# TASK BRIEF
State the number of lines below in which the word "chart" appears. Nothing else belongs in the answer.

# DATA EXTRACT

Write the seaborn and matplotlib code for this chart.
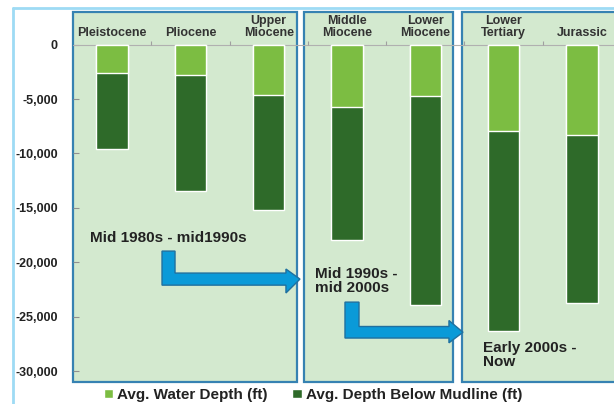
import matplotlib
matplotlib.use("Agg")
import matplotlib.pyplot as plt
from matplotlib.patches import Rectangle, Polygon, Patch
from matplotlib.lines import Line2D
import seaborn as sns
import pandas as pd

# Values (ft)
categories = ['Pleistocene', 'Pliocene', 'Upper\nMiocene', 'Middle\nMiocene',
              'Lower\nMiocene', 'Lower\nTertiary', 'Jurassic']
water_depth = [2650, 2750, 4670, 5770, 4760, 7970, 8330]
below_mudline = [6950, 10710, 10530, 12180, 19140, 18310, 15390]
y_ticks = [0, -5000, -10000, -15000, -20000, -25000, -30000]

light_green = '#7cbd42'
dark_green = '#2e6a29'
panel_fill = '#d3e9cf'
panel_edge = '#3682b2'
arrow_fill = '#0a9ad8'
arrow_edge = '#20709f'
text_color = '#222222'

sns.set_theme(style='white')
plt.rcParams['font.family'] = ['Liberation Sans', 'DejaVu Sans']

df = pd.DataFrame({
    'era': categories,
    'water': [-w for w in water_depth],
    'total': [-(w + b) for w, b in zip(water_depth, below_mudline)],
})

fig = plt.figure(figsize=(6.14, 4.04), dpi=100)
ax = fig.add_axes([73 / 614, 22 / 404, 541 / 614, 370 / 404])
ax.set_facecolor('none')

# panels behind the bars (era groups)
panels = [(-0.5, 2.361), (2.45, 4.353), (4.468, 7.2)]
for x0, x1 in panels:
    ax.add_patch(Rectangle((x0, -31000), x1 - x0, 34000, facecolor=panel_fill,
                           edgecolor=panel_edge, lw=1.6, zorder=0, clip_on=False))

sns.barplot(data=df, x='era', y='total', color=dark_green, width=0.4,
            saturation=1, ax=ax, zorder=2)
sns.barplot(data=df, x='era', y='water', color=light_green, width=0.4,
            saturation=1, ax=ax, zorder=3)

ax.axhline(0, color='#b0b0b0', lw=0.8, zorder=1)
ax.vlines([i + 0.5 for i in range(len(categories) - 1)], 0, 300,
          color='#a0a0a0', lw=0.8, zorder=1)

ax.set_xlim(-0.5, 6.41)
ax.set_ylim(-31000, 3000)
ax.set_xlabel('')
ax.set_ylabel('')
ax.set_xticks([])
ax.set_yticks(y_ticks)
ax.set_yticklabels([f'{v:,}' for v in y_ticks], fontsize=9,
                   fontweight='bold', color=text_color)
ax.tick_params(axis='y', direction='in', length=4, width=0.8,
               color='#909090', pad=11, left=True)
for s in ax.spines.values():
    s.set_visible(False)

for i, name in enumerate(categories):
    ax.text(i, 550, name, ha='center', va='bottom', fontsize=9,
            fontweight='bold', color='#333333', linespacing=1.0, zorder=4)


def elbow_arrow(sx0, sx1, ytop, bt, bb, hx, ht, hb, tip):
    pts = [(sx0, ytop), (sx1, ytop), (sx1, bt), (hx, bt), (hx, ht),
           (tip, (bt + bb) / 2), (hx, hb), (hx, bb), (sx0, bb)]
    ax.add_patch(Polygon(pts, closed=True, facecolor=arrow_fill,
                         edgecolor=arrow_edge, lw=1, zorder=5, clip_on=False))


elbow_arrow(0.637, 0.803, -18970, -20990, -22100, 2.22, -20620, -22820, 2.399)
elbow_arrow(2.974, 3.153, -23660, -25900, -26960, 4.302, -25350, -27400, 4.481)

ax.text(-0.283, -17780, 'Mid 1980s - mid1990s', ha='left', va='center',
        fontsize=11, fontweight='bold', color=text_color, zorder=6)
ax.text(2.59, -21730, 'Mid 1990s -\nmid 2000s', ha='left', va='center',
        fontsize=11, fontweight='bold', color=text_color, linespacing=1.05, zorder=6)
ax.text(4.736, -28530, 'Early 2000s -\nNow', ha='left', va='center',
        fontsize=11, fontweight='bold', color=text_color, linespacing=1.05, zorder=6)

# light blue outer frame (left and top edges visible)
fig.add_artist(Line2D([13 / 614, 13 / 614], [0, 1 - 8 / 404],
                      color='#9edbf4', lw=2, transform=fig.transFigure))
fig.add_artist(Line2D([13 / 614, 1], [1 - 8 / 404, 1 - 8 / 404],
                      color='#9edbf4', lw=2, transform=fig.transFigure))

handles = [Patch(facecolor=light_green, label='Avg. Water Depth (ft)'),
           Patch(facecolor=dark_green, label='Avg. Depth Below Mudline (ft)')]
fig.legend(handles=handles, loc='center', bbox_to_anchor=(0.51, 9 / 404),
           ncol=2, frameon=False, handlelength=0.6, handleheight=0.6,
           handletextpad=0.3, columnspacing=1.6,
           prop={'size': 11, 'weight': 'bold'}, labelcolor=text_color)

fig.savefig('out.png', dpi=100)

# ANSWER FOR THE TASK
1